Return only those lines from the line containing "Generate a Python" to the line containing "ax.set_xlabel('Grupmosha', fontsize=13, color=gray, labelpad=8)", both included, and please omit the pictures.

- [Charts and diagrams as code]
◇ ◇ ◇ ◇ ◇ ◇ ◇
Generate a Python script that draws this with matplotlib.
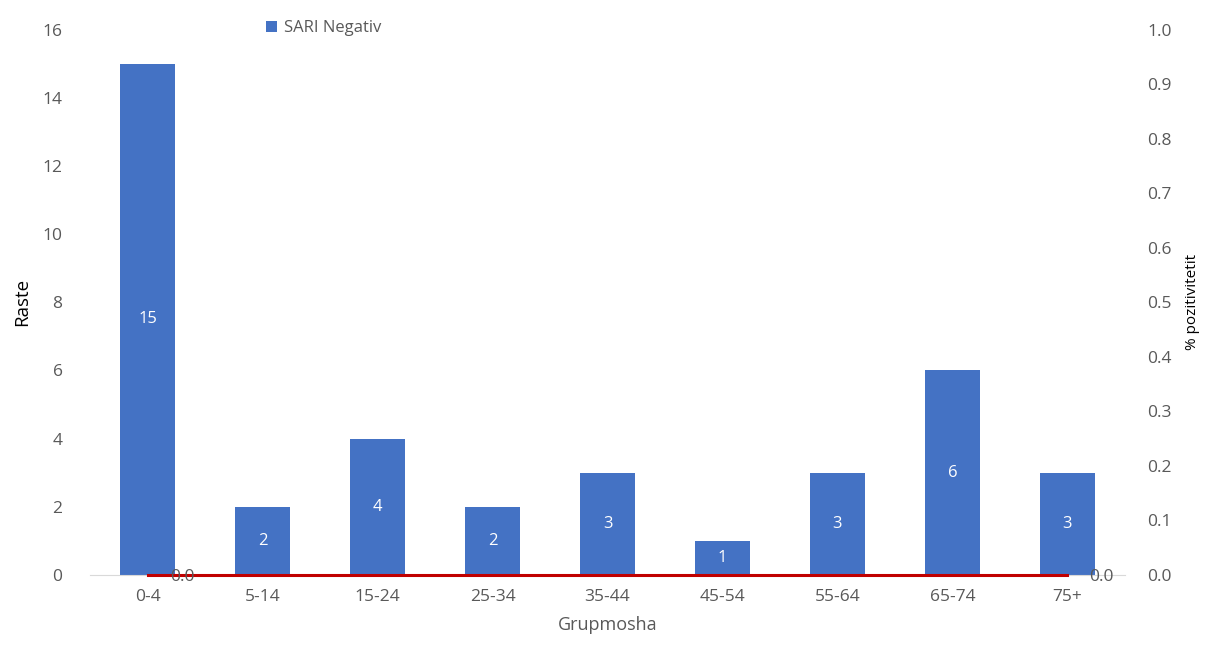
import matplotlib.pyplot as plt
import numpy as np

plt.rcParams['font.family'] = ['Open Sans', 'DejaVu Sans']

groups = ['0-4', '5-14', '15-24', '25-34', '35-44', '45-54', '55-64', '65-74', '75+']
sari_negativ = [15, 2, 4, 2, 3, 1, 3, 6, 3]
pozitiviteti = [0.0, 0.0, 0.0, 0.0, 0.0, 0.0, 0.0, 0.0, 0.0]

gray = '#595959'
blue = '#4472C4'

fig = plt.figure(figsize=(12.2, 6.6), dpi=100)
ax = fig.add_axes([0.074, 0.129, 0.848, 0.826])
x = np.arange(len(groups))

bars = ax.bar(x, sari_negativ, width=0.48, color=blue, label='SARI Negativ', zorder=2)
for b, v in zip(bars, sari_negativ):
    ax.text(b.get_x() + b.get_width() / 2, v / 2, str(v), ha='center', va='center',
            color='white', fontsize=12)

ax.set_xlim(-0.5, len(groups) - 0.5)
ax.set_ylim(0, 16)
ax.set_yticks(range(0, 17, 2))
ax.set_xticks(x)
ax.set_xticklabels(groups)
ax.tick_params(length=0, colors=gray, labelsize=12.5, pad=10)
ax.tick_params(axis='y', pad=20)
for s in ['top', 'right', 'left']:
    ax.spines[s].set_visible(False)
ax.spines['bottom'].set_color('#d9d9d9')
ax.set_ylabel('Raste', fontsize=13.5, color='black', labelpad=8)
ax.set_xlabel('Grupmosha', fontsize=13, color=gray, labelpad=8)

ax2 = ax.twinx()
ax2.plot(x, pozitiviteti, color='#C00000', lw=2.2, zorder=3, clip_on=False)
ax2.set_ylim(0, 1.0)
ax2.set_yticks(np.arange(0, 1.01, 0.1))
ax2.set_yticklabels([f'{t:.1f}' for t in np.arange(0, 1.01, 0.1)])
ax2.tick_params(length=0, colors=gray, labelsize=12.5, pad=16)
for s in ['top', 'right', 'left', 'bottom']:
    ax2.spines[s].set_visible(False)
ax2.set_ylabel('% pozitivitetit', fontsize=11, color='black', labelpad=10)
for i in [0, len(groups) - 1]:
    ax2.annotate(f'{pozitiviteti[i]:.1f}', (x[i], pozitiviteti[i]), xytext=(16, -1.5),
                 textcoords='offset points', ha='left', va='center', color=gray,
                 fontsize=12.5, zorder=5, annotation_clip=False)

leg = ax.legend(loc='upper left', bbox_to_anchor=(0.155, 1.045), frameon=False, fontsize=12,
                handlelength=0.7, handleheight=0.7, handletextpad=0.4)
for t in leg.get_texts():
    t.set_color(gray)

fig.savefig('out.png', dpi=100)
◇ ◇ ◇ ◇ ◇ ◇ ◇
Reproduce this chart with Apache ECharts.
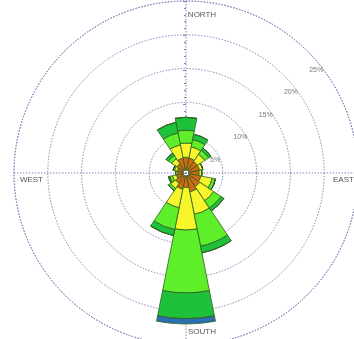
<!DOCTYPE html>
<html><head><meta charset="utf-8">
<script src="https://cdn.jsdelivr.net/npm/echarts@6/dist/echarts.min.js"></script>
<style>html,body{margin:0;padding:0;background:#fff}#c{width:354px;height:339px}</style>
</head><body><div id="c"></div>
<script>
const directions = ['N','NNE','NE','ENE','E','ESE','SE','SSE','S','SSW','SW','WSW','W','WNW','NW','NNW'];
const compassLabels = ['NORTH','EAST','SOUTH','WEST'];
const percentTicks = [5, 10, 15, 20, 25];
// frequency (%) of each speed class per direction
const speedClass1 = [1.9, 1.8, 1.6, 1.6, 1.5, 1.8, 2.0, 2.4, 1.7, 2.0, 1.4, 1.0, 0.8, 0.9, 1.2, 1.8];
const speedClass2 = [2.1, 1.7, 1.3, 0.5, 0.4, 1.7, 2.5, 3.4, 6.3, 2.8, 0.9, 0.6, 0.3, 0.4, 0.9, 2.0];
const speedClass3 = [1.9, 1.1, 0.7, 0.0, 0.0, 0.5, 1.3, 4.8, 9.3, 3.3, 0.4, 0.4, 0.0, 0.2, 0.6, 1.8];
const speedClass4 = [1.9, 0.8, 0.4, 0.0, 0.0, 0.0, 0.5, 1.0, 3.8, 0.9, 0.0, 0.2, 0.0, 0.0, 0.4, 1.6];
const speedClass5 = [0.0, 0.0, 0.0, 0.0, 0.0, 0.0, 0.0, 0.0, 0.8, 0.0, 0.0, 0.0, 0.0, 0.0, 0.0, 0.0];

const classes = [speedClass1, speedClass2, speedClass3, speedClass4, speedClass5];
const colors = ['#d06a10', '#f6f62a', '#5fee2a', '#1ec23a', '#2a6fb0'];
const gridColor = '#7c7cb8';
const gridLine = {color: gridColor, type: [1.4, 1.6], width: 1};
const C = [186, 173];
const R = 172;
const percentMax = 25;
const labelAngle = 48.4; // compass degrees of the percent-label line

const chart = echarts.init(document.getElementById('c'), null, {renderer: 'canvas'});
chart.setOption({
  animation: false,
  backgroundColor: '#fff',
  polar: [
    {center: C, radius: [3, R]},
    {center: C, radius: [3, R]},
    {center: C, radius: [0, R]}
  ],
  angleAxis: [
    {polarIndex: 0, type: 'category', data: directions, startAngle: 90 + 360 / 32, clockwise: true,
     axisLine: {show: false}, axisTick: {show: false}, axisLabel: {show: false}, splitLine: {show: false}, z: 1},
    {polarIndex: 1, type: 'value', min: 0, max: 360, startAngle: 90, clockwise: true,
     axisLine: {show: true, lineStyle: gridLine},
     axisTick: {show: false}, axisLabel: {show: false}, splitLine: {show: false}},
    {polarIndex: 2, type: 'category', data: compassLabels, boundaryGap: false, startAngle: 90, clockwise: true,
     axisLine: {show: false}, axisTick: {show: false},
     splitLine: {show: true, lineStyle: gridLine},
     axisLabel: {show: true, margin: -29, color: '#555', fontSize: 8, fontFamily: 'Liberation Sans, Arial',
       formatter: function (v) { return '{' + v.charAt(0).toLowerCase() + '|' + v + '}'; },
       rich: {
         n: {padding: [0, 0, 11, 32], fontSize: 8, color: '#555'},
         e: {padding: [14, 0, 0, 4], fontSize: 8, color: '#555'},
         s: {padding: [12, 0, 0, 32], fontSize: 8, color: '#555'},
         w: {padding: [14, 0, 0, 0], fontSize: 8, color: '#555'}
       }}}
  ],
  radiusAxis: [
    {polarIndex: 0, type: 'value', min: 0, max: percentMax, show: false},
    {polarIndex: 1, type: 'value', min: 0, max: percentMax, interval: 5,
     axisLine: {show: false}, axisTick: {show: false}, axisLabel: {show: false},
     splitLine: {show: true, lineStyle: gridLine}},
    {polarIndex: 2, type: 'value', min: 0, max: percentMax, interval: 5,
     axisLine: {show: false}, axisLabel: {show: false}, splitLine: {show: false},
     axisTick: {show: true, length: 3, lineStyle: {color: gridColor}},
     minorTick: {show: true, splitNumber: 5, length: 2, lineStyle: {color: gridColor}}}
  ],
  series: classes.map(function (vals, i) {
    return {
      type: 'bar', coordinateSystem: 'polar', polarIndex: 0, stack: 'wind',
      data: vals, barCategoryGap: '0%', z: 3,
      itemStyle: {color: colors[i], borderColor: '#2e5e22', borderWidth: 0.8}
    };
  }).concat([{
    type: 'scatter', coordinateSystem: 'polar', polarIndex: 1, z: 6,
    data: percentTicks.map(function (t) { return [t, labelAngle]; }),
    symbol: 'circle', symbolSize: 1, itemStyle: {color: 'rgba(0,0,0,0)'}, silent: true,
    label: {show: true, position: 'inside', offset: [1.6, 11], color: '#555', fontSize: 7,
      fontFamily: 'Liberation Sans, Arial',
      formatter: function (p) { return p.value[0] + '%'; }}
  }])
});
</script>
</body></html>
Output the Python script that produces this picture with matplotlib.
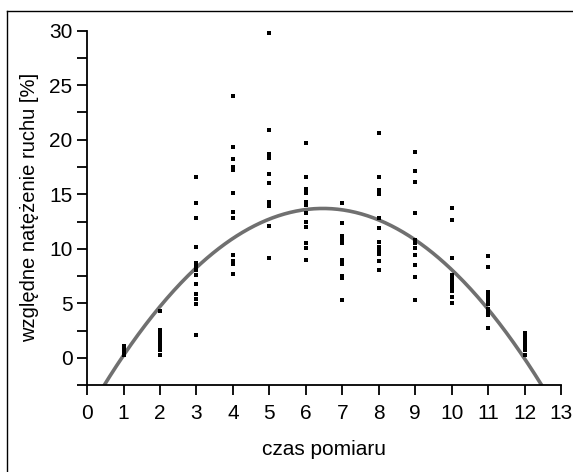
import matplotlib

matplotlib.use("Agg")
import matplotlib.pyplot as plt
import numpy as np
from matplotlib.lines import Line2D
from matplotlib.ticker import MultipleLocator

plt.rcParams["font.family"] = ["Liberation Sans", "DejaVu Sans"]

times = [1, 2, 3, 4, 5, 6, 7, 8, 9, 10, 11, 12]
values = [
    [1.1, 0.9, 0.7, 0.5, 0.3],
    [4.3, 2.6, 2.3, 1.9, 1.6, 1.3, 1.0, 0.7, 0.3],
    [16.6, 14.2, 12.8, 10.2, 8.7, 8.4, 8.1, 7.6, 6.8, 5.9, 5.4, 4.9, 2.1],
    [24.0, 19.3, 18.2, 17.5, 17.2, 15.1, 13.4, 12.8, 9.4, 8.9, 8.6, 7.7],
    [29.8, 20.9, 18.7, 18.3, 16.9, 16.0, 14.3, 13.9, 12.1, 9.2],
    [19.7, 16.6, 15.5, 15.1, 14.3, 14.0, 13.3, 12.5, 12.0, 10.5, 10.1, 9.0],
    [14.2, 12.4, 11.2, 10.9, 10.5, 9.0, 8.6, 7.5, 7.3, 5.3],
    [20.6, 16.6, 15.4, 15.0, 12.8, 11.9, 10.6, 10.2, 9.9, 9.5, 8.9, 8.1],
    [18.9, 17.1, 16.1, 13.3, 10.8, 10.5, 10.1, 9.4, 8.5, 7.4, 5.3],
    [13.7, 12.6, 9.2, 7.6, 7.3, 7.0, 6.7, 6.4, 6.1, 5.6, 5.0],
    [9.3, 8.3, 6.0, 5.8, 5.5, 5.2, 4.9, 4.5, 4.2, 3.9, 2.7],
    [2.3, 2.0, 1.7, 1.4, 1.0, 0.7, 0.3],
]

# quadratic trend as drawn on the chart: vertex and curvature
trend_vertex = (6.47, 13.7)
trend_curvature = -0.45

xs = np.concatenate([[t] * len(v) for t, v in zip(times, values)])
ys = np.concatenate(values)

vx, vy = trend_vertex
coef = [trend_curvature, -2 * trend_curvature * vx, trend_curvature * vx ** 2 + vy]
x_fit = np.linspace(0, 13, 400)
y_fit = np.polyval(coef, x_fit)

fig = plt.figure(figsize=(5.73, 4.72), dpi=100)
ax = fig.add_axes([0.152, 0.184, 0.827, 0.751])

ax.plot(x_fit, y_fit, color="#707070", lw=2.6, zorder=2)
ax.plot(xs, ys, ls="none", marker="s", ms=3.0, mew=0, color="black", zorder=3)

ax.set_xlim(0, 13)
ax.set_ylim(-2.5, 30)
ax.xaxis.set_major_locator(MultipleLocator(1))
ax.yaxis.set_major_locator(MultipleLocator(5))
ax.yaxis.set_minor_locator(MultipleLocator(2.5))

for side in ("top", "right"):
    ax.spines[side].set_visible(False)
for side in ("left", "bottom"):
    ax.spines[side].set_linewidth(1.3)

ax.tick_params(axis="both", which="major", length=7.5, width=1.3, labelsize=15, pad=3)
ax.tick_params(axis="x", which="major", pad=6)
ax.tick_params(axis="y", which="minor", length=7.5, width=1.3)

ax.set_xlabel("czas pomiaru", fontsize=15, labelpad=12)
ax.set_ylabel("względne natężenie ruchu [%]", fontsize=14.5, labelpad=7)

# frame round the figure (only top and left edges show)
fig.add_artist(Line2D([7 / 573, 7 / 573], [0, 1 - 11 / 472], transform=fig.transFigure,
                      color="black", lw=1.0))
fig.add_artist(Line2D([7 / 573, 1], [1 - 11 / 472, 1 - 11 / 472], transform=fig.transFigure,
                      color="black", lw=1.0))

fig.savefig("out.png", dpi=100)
◇ ◇ ◇ ◇ ◇ ◇ ◇
- [FINISHED TASK]
Generate a Python script that draws this with matplotlib.
import matplotlib.pyplot as plt
import numpy as np

plt.rcParams['font.family'] = ['Open Sans', 'DejaVu Sans']

groups = ['0-4', '5-14', '15-24', '25-34', '35-44', '45-54', '55-64', '65-74', '75+']
sari_negativ = [15, 2, 4, 2, 3, 1, 3, 6, 3]
pozitiviteti = [0.0, 0.0, 0.0, 0.0, 0.0, 0.0, 0.0, 0.0, 0.0]

gray = '#595959'
blue = '#4472C4'

fig = plt.figure(figsize=(12.2, 6.6), dpi=100)
ax = fig.add_axes([0.074, 0.129, 0.848, 0.826])
x = np.arange(len(groups))

bars = ax.bar(x, sari_negativ, width=0.48, color=blue, label='SARI Negativ', zorder=2)
for b, v in zip(bars, sari_negativ):
    ax.text(b.get_x() + b.get_width() / 2, v / 2, str(v), ha='center', va='center',
            color='white', fontsize=12)

ax.set_xlim(-0.5, len(groups) - 0.5)
ax.set_ylim(0, 16)
ax.set_yticks(range(0, 17, 2))
ax.set_xticks(x)
ax.set_xticklabels(groups)
ax.tick_params(length=0, colors=gray, labelsize=12.5, pad=10)
ax.tick_params(axis='y', pad=20)
for s in ['top', 'right', 'left']:
    ax.spines[s].set_visible(False)
ax.spines['bottom'].set_color('#d9d9d9')
ax.set_ylabel('Raste', fontsize=13.5, color='black', labelpad=8)
ax.set_xlabel('Grupmosha', fontsize=13, color=gray, labelpad=8)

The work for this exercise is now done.